**Problem details**
Transcribe the listing in full, excluding any pictures.
┌─ Material for this exercise
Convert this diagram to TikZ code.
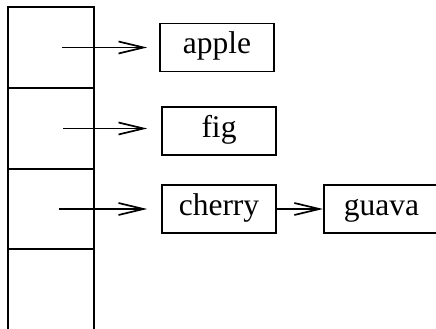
\documentclass[tikz,border=0pt]{standalone}
\usepackage{fontspec}
\setmainfont{Liberation Serif}
\usetikzlibrary{arrows.meta}
\begin{document}
\begin{tikzpicture}[x=1pt,y=-1pt,line width=1.7pt,
  cell/.style={draw,rectangle,minimum width=86pt,minimum height=81pt,inner sep=0pt,outer sep=0pt},
  item/.style={draw,rectangle,minimum width=114pt,minimum height=48pt,inner sep=0pt,
    text height=20pt,text depth=8pt,font=\fontsize{31.5}{36}\selectfont},
  ptr/.style={-{Straight Barb[length=25pt,width=12pt]}}]
\useasboundingbox (0,0) rectangle (436,329);
\node[cell] (c1) at (51,47.5) {};
\node[cell] (c2) at (51,128.5) {};
\node[cell] (c3) at (51,209) {};
\node[cell,minimum height=90pt] (c4) at (51,294) {};
\coordinate (p1) at (62,47.5);
\coordinate (p2) at (63,128.5);
\coordinate (p3) at (59,209);
\node[item] (apple) at (217,47.5) {apple};
\node[item] (fig) at (219,131) {fig};
\node[item] (cherry) at (219,209) {cherry};
\node[item,anchor=west,text width=110pt,align=left,inner xsep=20pt] (guava) at (323,209) {guava};
\draw[ptr,shorten >=12pt] (p1) -- (p1 -| apple.west);
\draw[ptr,shorten >=14pt] (p2) -- (p2 -| fig.west);
\draw[ptr,shorten >=14pt] (p3) -- (cherry.west);
\draw[ptr] (cherry.east) -- (guava.west);
\end{tikzpicture}
\end{document}
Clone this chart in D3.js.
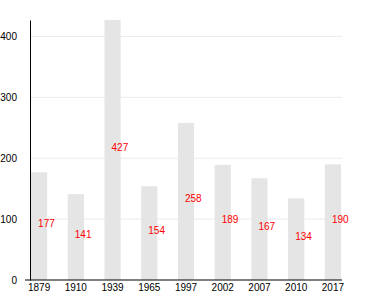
<!DOCTYPE html>
<html>
<head>
<meta charset="utf-8">
<script src="https://cdn.jsdelivr.net/npm/d3@7"></script>
<style>
  body { margin: 0; background: #fff; }
  svg text { font-family: "Liberation Sans", Arial, sans-serif; }
</style>
</head>
<body>
<div id="chart"></div>
<script>
var years = ['1879', '1910', '1939', '1965', '1997', '2002', '2007', '2010', '2017']
var counts = [177, 141, 427, 154, 258, 189, 167, 134, 190]
var yTicks = [0, 100, 200, 300, 400]

var width = 380, height = 300
var mLeft = 30, mRight = 342, mTop = 20, mBottom = 280

var svg = d3.select('#chart').append('svg')
    .attr('width', width)
    .attr('height', height)

var x = d3.scaleBand()
    .domain(years)
    .range([mLeft + 1, mRight - 1])
    .paddingInner(0.56)
    .paddingOuter(0)

var y = d3.scaleLinear()
    .domain([0, d3.max(counts)])
    .range([mBottom, mTop])

// grid
svg.append('g')
    .selectAll('line')
    .data(yTicks.slice(1))
    .enter()
    .append('line')
    .attr('x1', mLeft)
    .attr('x2', mRight)
    .attr('y1', d => y(d))
    .attr('y2', d => y(d))
    .attr('stroke', '#ebebeb')

// bars
svg.append('g')
    .selectAll('rect')
    .data(counts)
    .enter()
    .append('rect')
    .attr('x', (d, i) => x(years[i]))
    .attr('y', d => y(d))
    .attr('width', x.bandwidth())
    .attr('height', d => mBottom - y(d))
    .attr('fill', '#e5e5e5')

// value labels
svg.append('g')
    .selectAll('text')
    .data(counts)
    .enter()
    .append('text')
    .attr('x', (d, i) => x(years[i]) + x.bandwidth() / 2 - 1)
    .attr('y', d => y(d / 2) + 1)
    .attr('fill', 'red')
    .attr('font-size', 10)
    .text(d => d)

// y axis
var yAxis = svg.append('g')
    .attr('transform', 'translate(' + mLeft + ',0)')
    .call(d3.axisLeft(y).tickValues(yTicks).tickSize(0).tickPadding(13))
yAxis.select('.domain').attr('stroke', '#000')
yAxis.selectAll('text').attr('font-size', 10).attr('fill', '#000')

// x axis
var xAxis = svg.append('g')
    .attr('transform', 'translate(0,' + mBottom + ')')
    .call(d3.axisBottom(x).tickSize(0).tickPadding(4))
xAxis.select('.domain').remove()
xAxis.selectAll('text').attr('font-size', 10).attr('fill', '#000')
xAxis.append('line')
    .attr('x1', mLeft - 5)
    .attr('x2', mRight)
    .attr('stroke', '#000')
</script>
</body>
</html>
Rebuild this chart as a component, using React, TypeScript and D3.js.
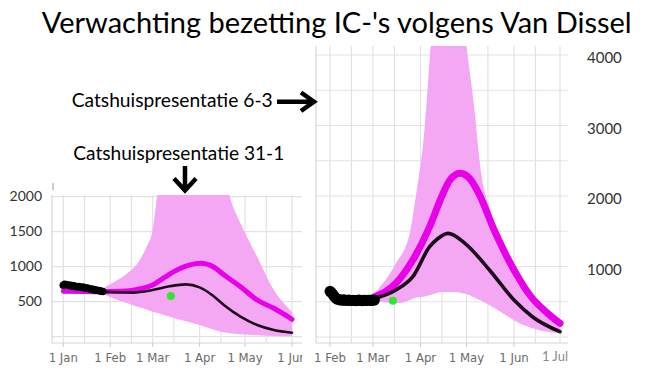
└─
**The reply**
Convert this diagram to TikZ code.
\documentclass[tikz,border=0pt]{standalone}
\usepackage{fontspec}
\setmainfont{Liberation Serif}
\usetikzlibrary{arrows.meta}
\begin{document}
\begin{tikzpicture}[x=1pt,y=-1pt,line width=1.7pt,
  cell/.style={draw,rectangle,minimum width=86pt,minimum height=81pt,inner sep=0pt,outer sep=0pt},
  item/.style={draw,rectangle,minimum width=114pt,minimum height=48pt,inner sep=0pt,
    text height=20pt,text depth=8pt,font=\fontsize{31.5}{36}\selectfont},
  ptr/.style={-{Straight Barb[length=25pt,width=12pt]}}]
\useasboundingbox (0,0) rectangle (436,329);
\node[cell] (c1) at (51,47.5) {};
\node[cell] (c2) at (51,128.5) {};
\node[cell] (c3) at (51,209) {};
\node[cell,minimum height=90pt] (c4) at (51,294) {};
\coordinate (p1) at (62,47.5);
\coordinate (p2) at (63,128.5);
\coordinate (p3) at (59,209);
\node[item] (apple) at (217,47.5) {apple};
\node[item] (fig) at (219,131) {fig};
\node[item] (cherry) at (219,209) {cherry};
\node[item,anchor=west,text width=110pt,align=left,inner xsep=20pt] (guava) at (323,209) {guava};
\draw[ptr,shorten >=12pt] (p1) -- (p1 -| apple.west);
\draw[ptr,shorten >=14pt] (p2) -- (p2 -| fig.west);
\draw[ptr,shorten >=14pt] (p3) -- (cherry.west);
\draw[ptr] (cherry.east) -- (guava.west);
\end{tikzpicture}
\end{document}
Clone this chart in D3.js.
<!DOCTYPE html>
<html>
<head>
<meta charset="utf-8">
<script src="https://cdn.jsdelivr.net/npm/d3@7"></script>
<style>
  body { margin: 0; background: #fff; }
  svg text { font-family: "Liberation Sans", Arial, sans-serif; }
</style>
</head>
<body>
<div id="chart"></div>
<script>
var years = ['1879', '1910', '1939', '1965', '1997', '2002', '2007', '2010', '2017']
var counts = [177, 141, 427, 154, 258, 189, 167, 134, 190]
var yTicks = [0, 100, 200, 300, 400]

var width = 380, height = 300
var mLeft = 30, mRight = 342, mTop = 20, mBottom = 280

var svg = d3.select('#chart').append('svg')
    .attr('width', width)
    .attr('height', height)

var x = d3.scaleBand()
    .domain(years)
    .range([mLeft + 1, mRight - 1])
    .paddingInner(0.56)
    .paddingOuter(0)

var y = d3.scaleLinear()
    .domain([0, d3.max(counts)])
    .range([mBottom, mTop])

// grid
svg.append('g')
    .selectAll('line')
    .data(yTicks.slice(1))
    .enter()
    .append('line')
    .attr('x1', mLeft)
    .attr('x2', mRight)
    .attr('y1', d => y(d))
    .attr('y2', d => y(d))
    .attr('stroke', '#ebebeb')

// bars
svg.append('g')
    .selectAll('rect')
    .data(counts)
    .enter()
    .append('rect')
    .attr('x', (d, i) => x(years[i]))
    .attr('y', d => y(d))
    .attr('width', x.bandwidth())
    .attr('height', d => mBottom - y(d))
    .attr('fill', '#e5e5e5')

// value labels
svg.append('g')
    .selectAll('text')
    .data(counts)
    .enter()
    .append('text')
    .attr('x', (d, i) => x(years[i]) + x.bandwidth() / 2 - 1)
    .attr('y', d => y(d / 2) + 1)
    .attr('fill', 'red')
    .attr('font-size', 10)
    .text(d => d)

// y axis
var yAxis = svg.append('g')
    .attr('transform', 'translate(' + mLeft + ',0)')
    .call(d3.axisLeft(y).tickValues(yTicks).tickSize(0).tickPadding(13))
yAxis.select('.domain').attr('stroke', '#000')
yAxis.selectAll('text').attr('font-size', 10).attr('fill', '#000')

// x axis
var xAxis = svg.append('g')
    .attr('transform', 'translate(0,' + mBottom + ')')
    .call(d3.axisBottom(x).tickSize(0).tickPadding(4))
xAxis.select('.domain').remove()
xAxis.selectAll('text').attr('font-size', 10).attr('fill', '#000')
xAxis.append('line')
    .attr('x1', mLeft - 5)
    .attr('x2', mRight)
    .attr('stroke', '#000')
</script>
</body>
</html>
Rebuild this chart as a component, using React, TypeScript and D3.js.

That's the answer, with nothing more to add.